Faxes may seem safe, but is your system HIPAA-compliant?
It’s difficult to overstate the health care industry’s reliance on fax. Nearly all physician practices have an EHR system, but nearly 90 percent of health care offices still use fax to transmit about 75 percent of their documents, according to the Medical Group Management Association.
For most communication – such as sending a referral for a patient to see a specialist or a prescription form to a pharmacy – fax remains the industry favorite.
The Health Insurance Portability and Accountability Act (HIPAA) was created to keep people safe in the digital age by securing their information while in transit and at rest in storage. Traditional fax transmission technology over copper wires handled this important function admirably.
Today, most health care companies are phasing out these traditional fax technologies and moving to IP fax solutions for a variety of reasons: cost, flexibility, scalability, etc. This transition is inevitable for most, however, not all IP fax solutions are optimized for HIPAA.
A mistake in fax communication could have dire consequences. For instance, 80% of serious medical errors involve miscommunication between caregivers during the transfer of patient health information, according to The Joint Commission.That includes miscommunications due to missed or delayed faxes containing patient referrals, records, prescriptions or other sensitive data.
To ensure the individual’s information is secure and protected, check that your IP fax solution has real-time data transfer, page-by-page confirmation, data encryption, and scalability.
The underlying data transfer technology most effective in complying with HIPAA is called T.38, an Institute of Electrical and Electronics Engineers standards-based protocol.

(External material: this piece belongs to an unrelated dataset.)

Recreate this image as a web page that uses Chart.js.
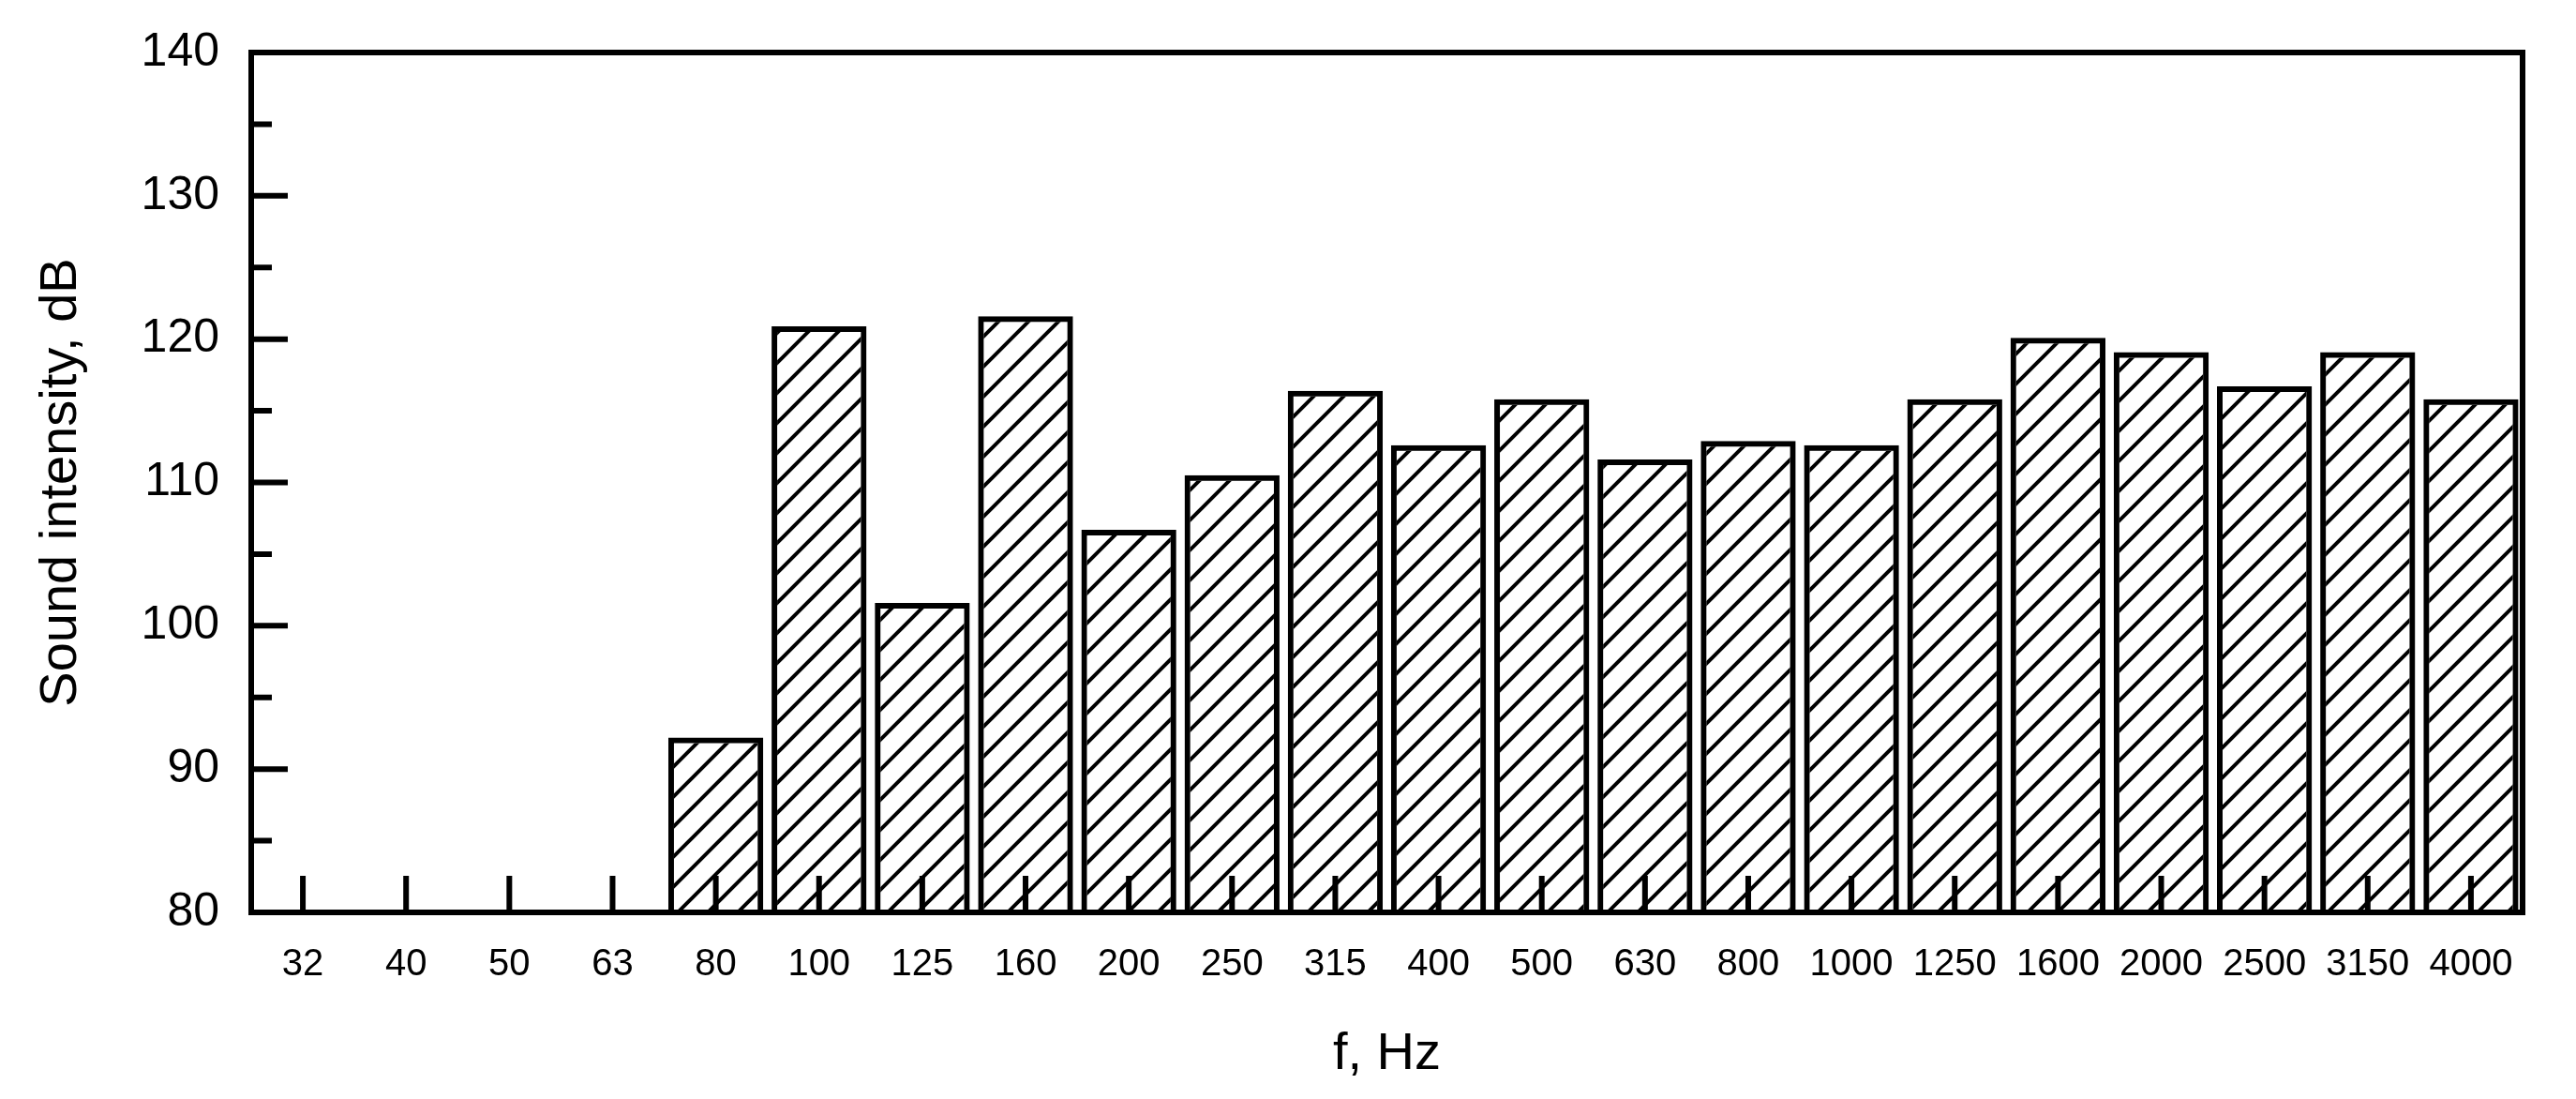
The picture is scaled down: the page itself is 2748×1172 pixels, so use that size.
<!DOCTYPE html>
<html><head><meta charset="utf-8">
<script src="https://cdn.jsdelivr.net/npm/chart.js@4/dist/chart.umd.min.js"></script>
<style>html,body{margin:0;padding:0;background:#fff}</style>
</head><body>
<canvas id="c" width="2748" height="1172"></canvas>
<script>
const categories = ["32","40","50","63","80","100","125","160","200","250","315","400","500","630","800","1000","1250","1600","2000","2500","3150","4000"];
const intensity = [null,null,null,null,92.2,120.9,101.6,121.6,106.7,110.5,116.4,112.6,115.8,111.6,112.9,112.6,115.8,120.1,119.1,116.7,119.1,115.8];
const yTicks = [80,90,100,110,120,130,140];
const yMinor = [85,95,105,115,125,135];

function hatch(){
  const s=32, c=document.createElement('canvas'); c.width=s; c.height=s;
  const g=c.getContext('2d'); g.strokeStyle='#000'; g.lineWidth=4;
  g.beginPath();
  g.moveTo(-s,s); g.lineTo(s,-s); g.moveTo(0,s); g.lineTo(s,0); g.moveTo(0,2*s); g.lineTo(2*s,0); g.stroke();
  return g.createPattern(c,'repeat');
}
const frame = {
  id:'frame',
  afterDatasetsDraw(ch){
    const {ctx, chartArea:a, scales:{x,y}} = ch;
    ctx.save(); ctx.strokeStyle='#000'; ctx.lineWidth=6; ctx.lineCap='butt';
    ctx.beginPath();
    yTicks.forEach(v=>{const p=y.getPixelForValue(v); ctx.moveTo(a.left,p); ctx.lineTo(a.left+39,p);});
    yMinor.forEach(v=>{const p=y.getPixelForValue(v); ctx.moveTo(a.left,p); ctx.lineTo(a.left+22,p);});
    categories.forEach((c,i)=>{const p=x.getPixelForValue(i); ctx.moveTo(p,a.bottom); ctx.lineTo(p,a.bottom-39);});
    ctx.stroke();
    ctx.strokeRect(a.left,a.top,a.right-a.left,a.bottom-a.top);
    ctx.restore();
  }
};
new Chart(document.getElementById('c'),{
  type:'bar',
  data:{labels:categories,datasets:[{data:intensity,backgroundColor:hatch(),borderColor:'#000',borderWidth:6,borderSkipped:false,barPercentage:0.92,categoryPercentage:1}]},
  options:{
    responsive:false, devicePixelRatio:1, animation:false,
    layout:{padding:{top:55,right:57,left:0,bottom:0}},
    plugins:{legend:{display:false},tooltip:{enabled:false}},
    scales:{
      x:{grid:{display:false},border:{display:false},
        ticks:{color:'#000',font:{family:'Liberation Sans',size:40},padding:24,maxRotation:0,autoSkip:false},
        title:{display:true,text:'f, Hz',color:'#000',font:{family:'Liberation Sans',size:56},padding:{top:0,bottom:14}},
        afterFit(s){s.height=199;}},
      y:{min:80,max:140,grid:{display:false},border:{display:false},
        afterBuildTicks(s){s.ticks=yTicks.map(v=>({value:v}));},
        ticks:{color:'#000',font:{family:'Liberation Sans',size:50},padding:26},
        title:{display:true,text:'Sound intensity, dB',color:'#000',font:{family:'Liberation Sans',size:56},padding:{top:32,bottom:0}},
        afterFit(s){s.width=268;}}
    }
  },
  plugins:[frame]
});
</script>
</body></html>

Existing fax technologies making use of traditional copper wire transmission can be easily, seamlessly, and cost effectively transformed into T.38 based technologies. Whether these are standalone technologies or technologies that integrate with existing business and communications solutions – including EHRs – they continue to communicate successfully with those on the remote end and further improve, with a T.38 transformation, by reducing costs, providing scalability and strengthening security.
When deciding on a fax solution, choose T.38-based solutions to ensure you get the following capabilities:
Health care organizations can’t afford to have communications fail, become delayed, or get buried in an inbox. Achieving HIPAA compliance is far easier with real-time vs. “store-and-forward” faxing. Real-time sends faxes immediately (in real time), while store-and-forward stores data in an intermediary station before forwarding it to the recipient. Real-time delivery prevents messages from being compromised, hacked, or dropped along the way. Data goes directly from sending server to receiving server.

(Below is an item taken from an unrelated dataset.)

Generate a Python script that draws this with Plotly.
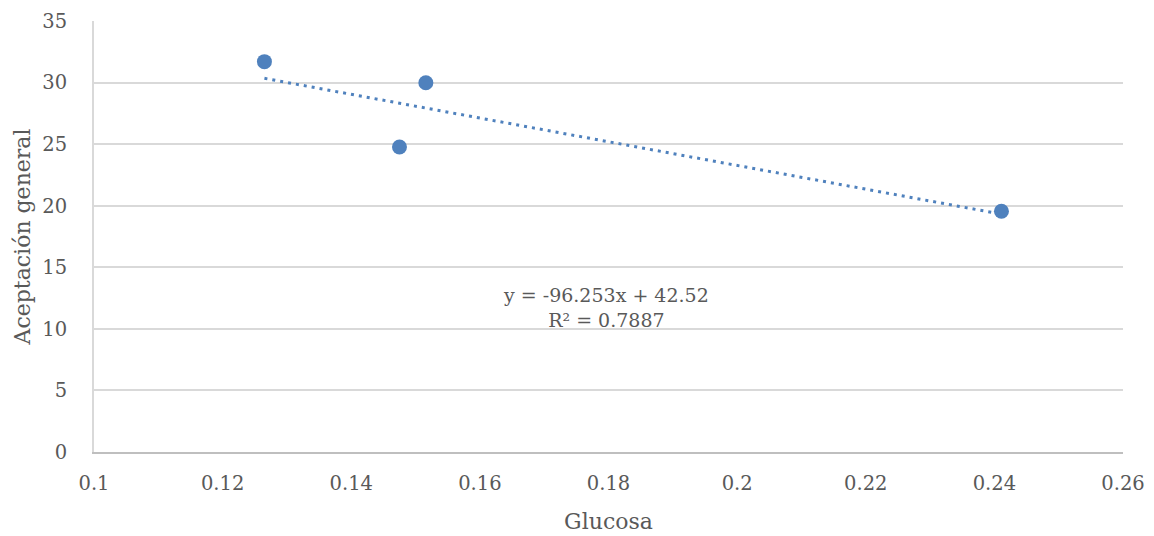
import numpy as np
import plotly.graph_objects as go

glucosa = [0.1265, 0.1475, 0.1516, 0.2411]
aceptacion = [31.70, 24.77, 29.99, 19.55]
slope = -96.253
intercept = 42.52
r2 = 0.7887
x_ticks = [0.1, 0.12, 0.14, 0.16, 0.18, 0.2, 0.22, 0.24, 0.26]
x_ticktext = ["0.1", "0.12", "0.14", "0.16", "0.18", "0.2", "0.22", "0.24", "0.26"]
y_ticks = [0, 5, 10, 15, 20, 25, 30, 35]

FONT = "'DejaVu Serif', serif"
TXT = "#595959"
BLUE = "#4F81BD"

tx = np.array([min(glucosa), max(glucosa)])
ty = slope * tx + intercept

fig = go.Figure()
fig.add_trace(go.Scatter(x=tx, y=ty, mode="lines",
                         line=dict(color=BLUE, width=3, dash="3px,5px"),
                         hoverinfo="skip", showlegend=False))
fig.add_trace(go.Scatter(x=glucosa, y=aceptacion, mode="markers",
                         marker=dict(color=BLUE, size=15, line=dict(width=0)),
                         showlegend=False))

fig.add_annotation(x=0.1796, y=11.75, xref="x", yref="y",
                   text=f"y = {slope}x + {intercept}<br>R² = {r2}",
                   showarrow=False, align="center",
                   font=dict(family=FONT, size=19, color=TXT))

fig.update_layout(
    width=1154, height=536,
    margin=dict(l=94, r=31, t=21, b=84, autoexpand=False),
    paper_bgcolor="white", plot_bgcolor="white",
    font=dict(family=FONT, size=19, color=TXT),
    xaxis=dict(range=[0.1, 0.26], tickvals=x_ticks, ticktext=x_ticktext,
               showgrid=False, zeroline=False, automargin=False,
               showline=True, linecolor="#BFBFBF", linewidth=2,
               ticks="outside", ticklen=13, tickcolor="rgba(0,0,0,0)",
               tickfont=dict(family=FONT, size=19.5, color=TXT),
               title=dict(text="Glucosa", font=dict(family=FONT, size=22, color=TXT), standoff=19)),
    yaxis=dict(range=[0, 35], tickvals=y_ticks,
               showgrid=True, gridcolor="#D9D9D9", gridwidth=2, zeroline=False, automargin=False,
               showline=True, linecolor="#D9D9D9", linewidth=2,
               ticks="outside", ticklen=21, tickcolor="rgba(0,0,0,0)",
               tickfont=dict(family=FONT, size=19.5, color=TXT),
               title=dict(text="Aceptación general", font=dict(family=FONT, size=22, color=TXT), standoff=6)),
)

fig.write_html("out.html")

HIPAA recognizes the security difference between real-time and store-and-forward faxing and requires that health care providers and their fax service providers assume liability if they use store-and-forward fax systems. Both parties must sign a legal agreement called a Business Associate Agreement since there is a higher risk of privacy and compliance breaches when using store-and-forward faxing. This makes it more complicated to get your IP fax solution up and running, and can cause substantial delays to your IP fax transition project.

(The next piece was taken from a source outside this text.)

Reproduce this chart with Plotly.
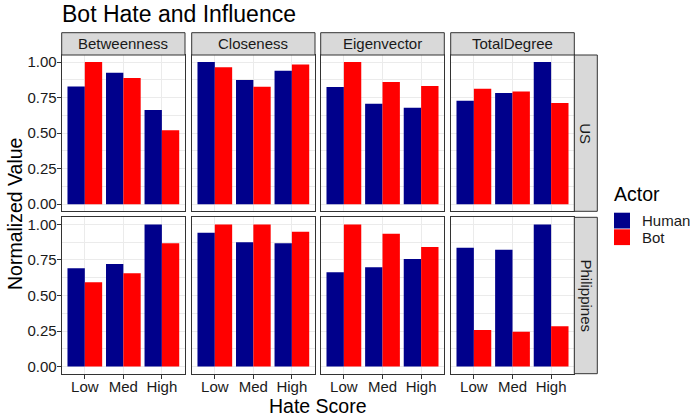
import plotly.graph_objects as go
from plotly.subplots import make_subplots

hate_levels = ["Low", "Med", "High"]
metrics = ["Betweenness", "Closeness", "Eigenvector", "TotalDegree"]
countries = ["US", "Philippines"]
actors = ["Human", "Bot"]

# values per metric (Betweenness, Closeness, Eigenvector, TotalDegree), each Low/Med/High
us_human = [[0.829, 0.925, 0.663], [1.0, 0.874, 0.939], [0.824, 0.707, 0.679], [0.728, 0.782, 1.0]]
us_bot = [[1.0, 0.888, 0.520], [0.963, 0.827, 0.984], [1.0, 0.860, 0.831], [0.813, 0.794, 0.712]]
ph_human = [[0.692, 0.722, 1.0], [0.942, 0.874, 0.867], [0.664, 0.699, 0.757], [0.836, 0.822, 1.0]]
ph_bot = [[0.593, 0.657, 0.867], [1.0, 1.0, 0.949], [1.0, 0.935, 0.841], [0.257, 0.245, 0.283]]

values = {("US", "Human"): us_human, ("US", "Bot"): us_bot,
          ("Philippines", "Human"): ph_human, ("Philippines", "Bot"): ph_bot}
colors = {"Human": "#00008B", "Bot": "#FF0000"}

W, H = 690, 420
FONT = "Liberation Sans, Arial, Helvetica, sans-serif"
TXT = "#1a1a1a"
GRID = "#EBEBEB"
EDGE = "#333333"
STRIP = "#D9D9D9"


def px(x):
    return x / W


def py(y):
    return 1 - y / H


col_px = [(61.7, 185.0), (191.7, 315.0), (320.7, 444.3), (450.7, 574.3)]
row_px = [(55.0, 211.3), (217.3, 373.7)]

fig = make_subplots(rows=2, cols=4)

for r, country in enumerate(countries):
    for c, metric in enumerate(metrics):
        for actor in actors:
            fig.add_trace(go.Bar(
                x=hate_levels, y=values[(country, actor)][c], name=actor,
                marker=dict(color=colors[actor], line=dict(width=0)),
                showlegend=False), row=r + 1, col=c + 1)

fig.update_layout(barmode="group", bargap=0.1, bargroupgap=0)

for r in range(2):
    for c in range(4):
        n = r * 4 + c + 1
        xa = "xaxis" if n == 1 else "xaxis%d" % n
        ya = "yaxis" if n == 1 else "yaxis%d" % n
        x0, x1 = col_px[c]
        y0, y1 = row_px[r]
        fig.layout[xa].update(
            domain=[px(x0), px(x1)], range=[-0.6, 2.6], type="category",
            categoryorder="array", categoryarray=hate_levels, automargin=False,
            showline=True, mirror=True, linecolor=EDGE, linewidth=1,
            showgrid=True, gridcolor=GRID, gridwidth=1, zeroline=False,
            ticks="outside" if r == 1 else "", ticklen=4, tickcolor=EDGE,
            ticklabelstandoff=-5,
            showticklabels=(r == 1), tickfont=dict(size=15, color=TXT, family=FONT))
        fig.layout[ya].update(
            domain=[py(y1), py(y0)], range=[-0.05, 1.05], automargin=False,
            tickvals=[0, 0.25, 0.5, 0.75, 1.0], tickformat=".2f",
            showline=True, mirror=True, linecolor=EDGE, linewidth=1,
            showgrid=True, gridcolor=GRID, gridwidth=1, zeroline=False,
            minor=dict(dtick=0.125, tick0=0.125, showgrid=True, gridcolor=GRID, gridwidth=0.5),
            ticks="outside" if c == 0 else "", ticklen=4, tickcolor=EDGE,
            ticklabelstandoff=-3,
            showticklabels=(c == 0), tickfont=dict(size=15, color=TXT, family=FONT))


def note(text, x, y, size=15, color=TXT, angle=0, xanchor="center"):
    return dict(text=text, xref="paper", yref="paper", x=px(x), y=py(y),
                xanchor=xanchor, yanchor="middle", showarrow=False, textangle=angle,
                font=dict(size=size, color=color, family=FONT))


shapes = []
annotations = []
# column strips
for c, metric in enumerate(metrics):
    x0, x1 = col_px[c]
    shapes.append(dict(type="rect", xref="paper", yref="paper",
                       x0=px(x0), x1=px(x1), y0=py(55.0), y1=py(32.7),
                       fillcolor=STRIP, line=dict(color=EDGE, width=1)))
    annotations.append(note(metric, (x0 + x1) / 2, 43.8))
# row strips
for r, country in enumerate(countries):
    y0, y1 = row_px[r]
    shapes.append(dict(type="rect", xref="paper", yref="paper",
                       x0=px(574.3), x1=px(597.3), y0=py(y1), y1=py(y0),
                       fillcolor=STRIP, line=dict(color=EDGE, width=1)))
    annotations.append(note(country, 586, (y0 + y1) / 2, angle=90))

# axis titles and title
annotations.append(note("Hate Score", 318, 406, size=19.5, color="#000000"))
annotations.append(note("Normalized Value", 15, 214, size=19.5, color="#000000", angle=-90))
annotations.append(note("Bot Hate and Influence", 60, 14, size=23, color="#000000", xanchor="left"))

# legend
annotations.append(note("Actor", 612, 194, size=19.5, color="#000000", xanchor="left"))
for i, actor in enumerate(actors):
    ky0 = 212.7 + i * 16.6
    shapes.append(dict(type="rect", xref="paper", yref="paper",
                       x0=px(614), x1=px(630), y0=py(ky0 + 15.8), y1=py(ky0),
                       fillcolor=colors[actor], line=dict(width=0)))
    annotations.append(note(actor, 640, ky0 + 8, size=15, xanchor="left"))

fig.update_layout(
    width=W, height=H, margin=dict(l=0, r=0, t=0, b=0),
    paper_bgcolor="white", plot_bgcolor="white",
    font=dict(family=FONT, color=TXT),
    shapes=shapes, annotations=annotations)

# drop the page's default body margin so the figure fills the window
fig.write_html("out.html", config={"displayModeBar": False},
               post_script="document.body.style.margin = '0';")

To avoid this, health care providers can simply choose to use real-time faxing. Real-time fax transfer meets HIPAA guidelines for data transmission under the “conduit exception,” which eliminates the need to sign a BAA with the service provider.
Verifying receipt is critical. Real-time IP fax provides immediate, page-by-page confirmation of arrival. It transmits data directly from sending server to receiving server through a “digital handshake,” without relying on any device in the middle to store and forward the information. That makes T.38 IP fax ideal for health care offices that need comprehensive, end-to-end security when faxing sensitive, private documents. The page-by-page confirmation received is true and accurate.
Encryption builds another layer of security into faxing and is useful in complying with HIPAA, which requires that doctors have safeguards in place to protect sensitive information, such as medical records and personal health information. It’s important to note that not all encryption is equal. Many fax providers encrypt just the signaling, or encrypt the media and signaling through methods that add significant cost and/or compromise delivery success rates. Make sure your provider encrypts both the signaling and media.
Scaling for Growth
With a service provider using T.38 IP fax, scaling an existing system to support a new office or dozens of additional facilities around the globe is relatively straightforward. Adding new line capacity will be the lowest cost factor in the entire expansion initiative – and without any downtime or business disruption.
Correctly evaluating IP fax solutions is crucial to properly handling Protected Health Information and maintaining HIPAA compliance. Caregivers are going to continue relying on fax for communication so it’s important to choose the most secure and reliable IP fax solution.
Elinor Johansen is the SVP, CMO, and head of U.S. Sales at Cloudli. She helps businesses discover their potential with Cloudli’s future-focused solutions and brings over a decade of experience in telecommunications and SaaS evangelization, including marketing leadership roles and with Intrado Enterprise Collaboration and Life and Safety, Cogeco Connexion, and viiz communications.